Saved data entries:
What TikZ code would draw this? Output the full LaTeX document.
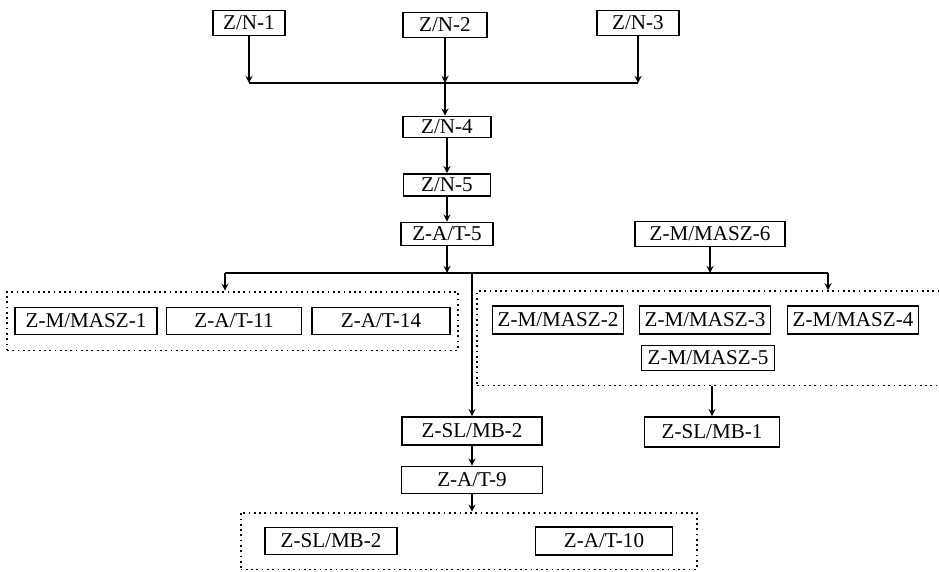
\documentclass[tikz,border=0pt]{standalone}
\usepackage{fontspec}
\setmainfont{Liberation Serif}
\usepackage{tikz}
\usetikzlibrary{positioning,fit}

\tikzset{
    box/.style={draw, line width=1pt, minimum height=0.5cm, inner xsep=3pt,
        inner ysep=1pt, font=\fontsize{12}{13}\selectfont},
    grp/.style={draw, dotted, line width=1pt, inner xsep=0.2cm, inner ysep=0.28cm}
}

\begin{document}
\begin{tikzpicture}[>=stealth, line width=0.8pt]
    \useasboundingbox (0,0) rectangle (18.78,11.42);
    \node[box, minimum width=1.44cm] (N1) at (4.98,10.96) {Z/N-1};
    \node[box, minimum width=1.68cm] (N2) at (8.9,10.92) {Z/N-2};
    \node[box, minimum width=1.64cm] (N3) at (12.76,10.96) {Z/N-3};
    \coordinate (j) at (8.9,9.76);
    \node[box, minimum width=1.76cm, minimum height=0.42cm] (N4) at (8.94,8.88) {Z/N-4};
    \node[box, minimum width=1.74cm, minimum height=0.44cm] (N5)
        [below of=N4, node distance=1.16cm] {Z/N-5};
    \node[box, minimum width=1.84cm, minimum height=0.46cm] (AT5)
        [below of=N5, node distance=0.98cm] {Z-A/T-5};
    \node[box, minimum width=3cm, minimum height=0.5cm] (M6) at (14.2,6.74) {Z-M/MASZ-6};
    \coordinate (sl) at (4.5,5.96);
    \coordinate (sr) at (16.56,5.96);

    \node[box, minimum width=2.84cm, minimum height=0.54cm] (M1) at (1.72,5.0) {Z-M/MASZ-1};
    \node[box, minimum width=2.7cm, minimum height=0.54cm] (AT11)
        [right of=M1, node distance=2.96cm] {Z-A/T-11};
    \node[box, minimum width=2.76cm, minimum height=0.54cm] (AT14)
        [right of=AT11, node distance=2.94cm] {Z-A/T-14};
    \node[grp, fit=(M1)(AT14), inner xsep=0.14cm, inner ysep=0.3cm] (G1) {};

    \node[box, minimum width=2.54cm, minimum height=0.56cm] (M2) at (11.16,5.02) {Z-M/MASZ-2};
    \node[box, minimum width=2.5cm, minimum height=0.56cm] (M3)
        [right of=M2, node distance=2.94cm] {Z-M/MASZ-3};
    \node[box, minimum width=2.54cm, minimum height=0.56cm] (M4)
        [right of=M3, node distance=2.96cm] {Z-M/MASZ-4};
    \node[box, minimum width=2.66cm, minimum height=0.5cm] (M5) at (14.16,4.26) {Z-M/MASZ-5};
    \coordinate (redge) at (19.1,5.0);
    \node[grp, fit=(M2)(M5)(redge), inner xsep=0.29cm, inner ysep=0.28cm] (G2) {};

    \node[box, minimum width=2.8cm, minimum height=0.56cm] (SL2) at (9.44,2.8) {Z-SL/MB-2};
    \node[box, minimum width=2.82cm, minimum height=0.54cm] (AT9)
        [below of=SL2, node distance=0.98cm] {Z-A/T-9};
    \node[box, minimum width=2.7cm, minimum height=0.6cm] (SL1) at (14.24,2.78) {Z-SL/MB-1};

    \node[box, minimum width=2.64cm, minimum height=0.54cm] (SL2b) at (6.62,0.6) {Z-SL/MB-2};
    \node[box, minimum width=2.74cm, minimum height=0.56cm] (AT10)
        [right of=SL2b, node distance=5.46cm] {Z-A/T-10};
    \node[grp, fit=(SL2b)(AT10), inner xsep=0.47cm, inner ysep=0.27cm] (G3) {};

    \draw[->] (N1) -- (N1 |- j);
    \draw[->] (N2) -- (j);
    \draw[->] (N3) -- (N3 |- j);
    \draw (N1 |- j) -- (N3 |- j);
    \draw[->] (j) -- (j |- N4.north);
    \draw[->] (N4) -- (N5);
    \draw[->] (N5) -- (AT5);
    \draw (sl) -- (sr);
    \draw[->] (AT5) -- (AT5 |- sl);
    \draw[->] (M6) -- (M6 |- sl);
    \draw[->] (sl) -- (sl |- G1.north);
    \draw[->] (sr) -- (sr |- G2.north);
    \draw[->] (SL2 |- sl) -- (SL2);
    \draw[->] (SL1 |- G2.south) -- (SL1);
    \draw[->] (SL2) -- (AT9);
    \draw[->] (AT9) -- (AT9 |- G3.north);
\end{tikzpicture}
\end{document}
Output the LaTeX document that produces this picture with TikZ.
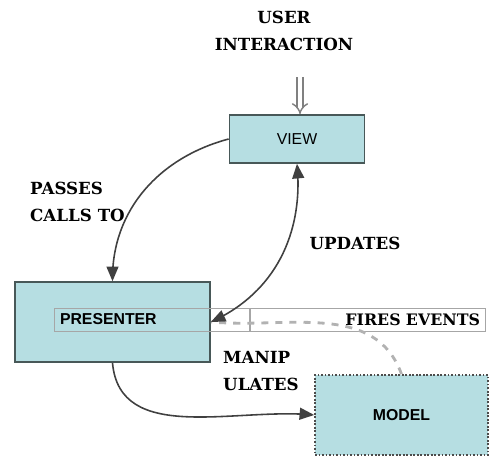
\documentclass[tikz,border=0pt]{standalone}
\usepackage{fontspec}
\setmainfont{DejaVu Serif}
\setsansfont{Liberation Sans}
\usetikzlibrary{arrows, shapes.geometric}

\definecolor{boxcyan}{RGB}{182,222,226}
\definecolor{boxedge}{RGB}{72,88,88}

\tikzset{
	block/.style={draw=boxedge, fill=boxcyan, line width=1pt, inner sep=0pt,
		font=\sffamily\fontsize{9}{11}\selectfont},
	tag/.style={font=\bfseries\fontsize{9.5}{15}\selectfont},
	namebox/.style={draw=gray!70, line width=0.4pt, inner xsep=3pt, inner ysep=0pt,
		minimum height=0.46cm},
	link/.style={draw=black!75, line width=0.9pt, -triangle 45},
	fire/.style={draw=gray!60, line width=1.6pt, dash pattern=on 4pt off 4pt},
}

\begin{document}
\begin{tikzpicture}[x=0.02cm, y=-0.02cm]
	\useasboundingbox (0,0) rectangle (495,459);

	% boxes
	\node[block, minimum width=2.7cm, minimum height=0.96cm] (view) at (297,139) {VIEW};
	\node[block, minimum width=3.9cm, minimum height=1.6cm] (presenter) at (112.5,322) {};
	\node[block, densely dotted, draw=black!70, minimum width=3.46cm, minimum height=1.6cm,
		font=\sffamily\bfseries\fontsize{9}{11}\selectfont] (model) at (401.5,415) {MODEL\hspace{0.4cm}};
	\node[namebox, text width=3.7cm, align=left, font=\sffamily\bfseries\fontsize{9}{11}\selectfont] (pname) at (152.5,319.5) {PRESENTER};
	\node[namebox, text width=4.5cm, align=right, font=\bfseries\fontsize{9}{11}\selectfont] (fires) at (367.5,319.5) {FIRES EVENTS};

	% labels
	\node[tag, align=center] (user) at (284,31) {USER\\INTERACTION};
	\node[tag, align=left, anchor=west] (passes) at (24,202) {PASSES\\CALLS TO};
	\node[tag] (updates) at (355,243) {UPDATES};
	\node[tag, align=left, anchor=west] (manip) at (217,371) {MANIP\\ULATES};

	% connectors
	\coordinate (uitop) at (300,77);
	\draw[gray, double, double distance=2.4pt, line width=0.8pt, -implies] (uitop) -- (view.north -| uitop);
	\draw[fire] (model.north) to[out=110, in=-5] (presenter.east);
	\draw[link] (view.west) to[out=195, in=90] (presenter.north);
	\draw[link, triangle 45-triangle 45] (view.south) to[out=-85, in=25] (presenter.east);
	\draw[link] (presenter.south) to[out=-85, in=175] (model.west);
\end{tikzpicture}
\end{document}
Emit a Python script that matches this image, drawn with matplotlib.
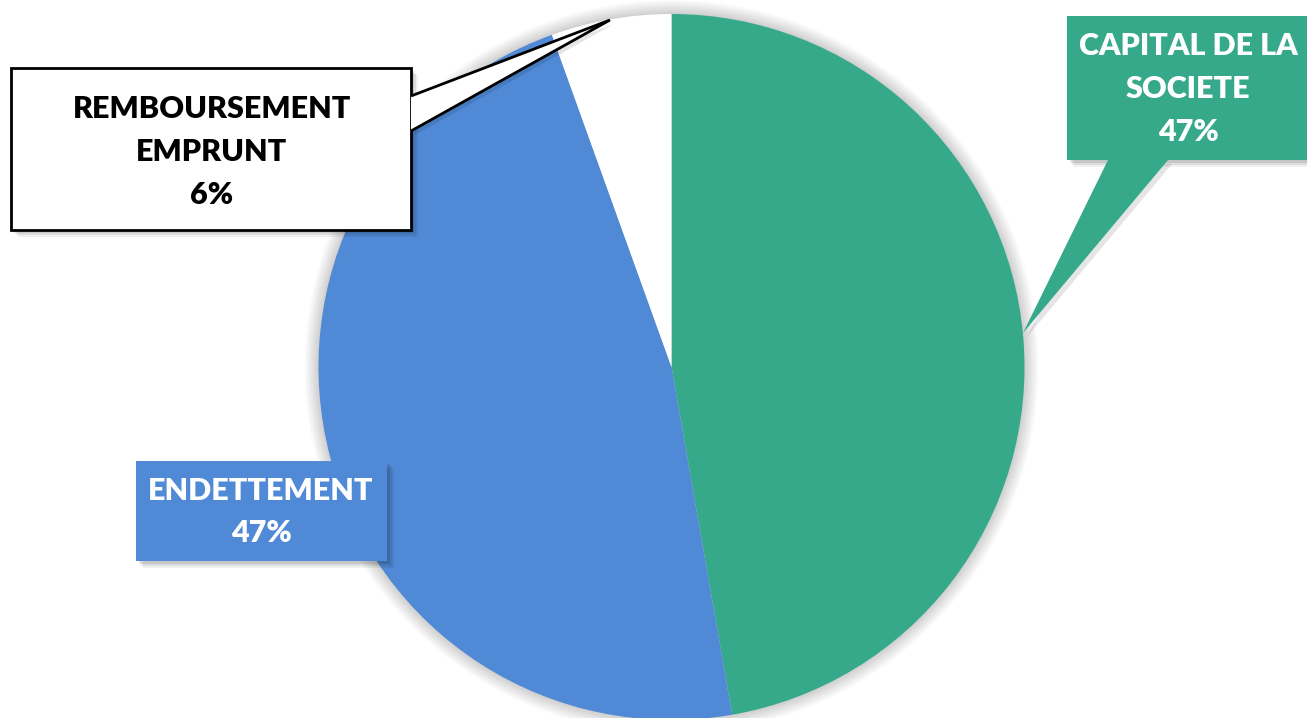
import numpy as np
import matplotlib.pyplot as plt
from matplotlib.patches import Rectangle, Polygon, Circle

W, H = 1307, 718

categories = ['CAPITAL DE LA\nSOCIETE', 'ENDETTEMENT', 'REMBOURSEMENT\nEMPRUNT']
shares = [47.25, 47.25, 5.5]
colors = ['#37A98B', '#5089D5', '#FFFFFF']
text_colors = ['white', 'white', 'black']

plt.rcParams['font.family'] = ['Lato', 'DejaVu Sans']

fig = plt.figure(figsize=(W / 100, H / 100), dpi=100)
ax = fig.add_axes([0, 0, 1, 1])


def py(y):
    # image pixel row -> data y
    return H - y


cx, cy, r = 671.5, py(367), 353

# soft shadow behind the pie
for k in range(12):
    ax.add_patch(Circle((cx, cy), r + 14 - k * 1.2, color='black',
                        alpha=0.014, lw=0, zorder=0))

ax.pie(shares, colors=colors, startangle=90, counterclock=False,
       center=(cx, cy), radius=r, frame=True,
       wedgeprops=dict(linewidth=0, zorder=1))

# callout boxes: (left, top, right, bottom), pointer base points, tip
boxes = [
    dict(box=(1067, 16, 1320, 160), base=[(1108, 160), (1168, 160)], tip=(1023, 333),
         text_xy=(1188, 89), edge='none'),
    dict(box=(136, 461, 387, 561), base=None, tip=None,
         text_xy=(261, 512), edge='none'),
    dict(box=(11, 68, 411, 230), base=[(411, 96), (411, 131)], tip=(610, 20),
         text_xy=(212, 152), edge='black'),
]

total = sum(shares)
for cat, val, col, tcol, b in zip(categories, shares, colors, text_colors, boxes):
    x0, y0, x1, y1 = b['box']
    # drop shadow
    for k, a in enumerate([0.10, 0.08, 0.06]):
        ax.add_patch(Rectangle((x0 + 3 + k * 2, py(y1) - 3 - k * 2), x1 - x0, y1 - y0,
                               color='black', alpha=a, lw=0, zorder=3))
    if b['base'] is not None:
        pts = [(b['base'][0][0], py(b['base'][0][1])), (b['tip'][0], py(b['tip'][1])),
               (b['base'][1][0], py(b['base'][1][1]))]
        ax.add_patch(Polygon([(p[0] + 4, p[1] - 4) for p in pts], closed=True,
                             color='black', alpha=0.1, lw=0, zorder=3))
    ax.add_patch(Rectangle((x0, py(y1)), x1 - x0, y1 - y0, facecolor=col,
                           edgecolor=b['edge'], lw=2, zorder=4))
    if b['base'] is not None:
        # pointer fill hides the box border where it joins
        ax.add_patch(Polygon(pts, closed=True, facecolor=col, edgecolor='none',
                             lw=0, zorder=6))
        ax.add_patch(Polygon(pts, closed=False, facecolor='none',
                             edgecolor=b['edge'], lw=2, zorder=7))
    pct = int(val / total * 100 + 0.5)
    ax.text(b['text_xy'][0], py(b['text_xy'][1]), f"{cat}\n{pct}%", color=tcol,
            fontsize=22, fontweight='heavy', ha='center', va='center',
            linespacing=1.65, zorder=8)

ax.set_xlim(0, W)
ax.set_ylim(0, H)
ax.set_aspect('equal')
ax.axis('off')

fig.savefig('out.png', dpi=100, facecolor='white')
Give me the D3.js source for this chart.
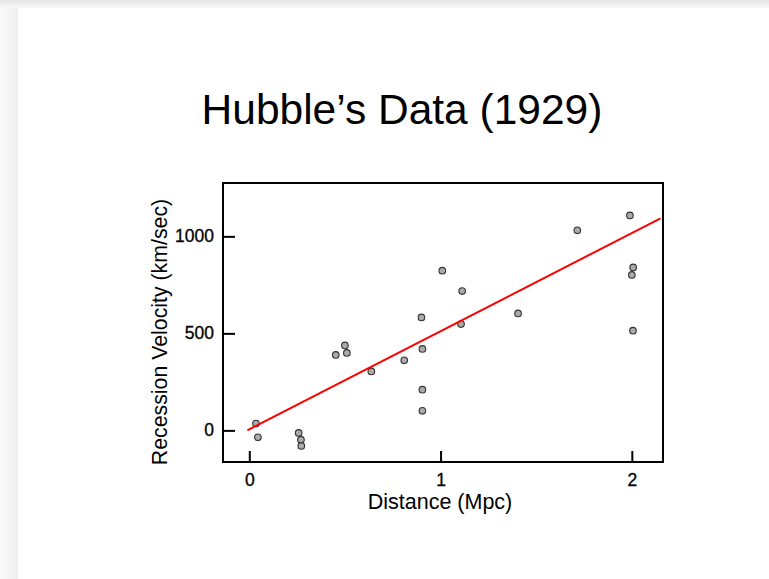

Brief:
Return all lines of the material above in which the word "with" occurs.

Solution to this problem:
Output the LaTeX document that produces this picture with TikZ.
Emit a Python script that matches this image, drawn with matplotlib.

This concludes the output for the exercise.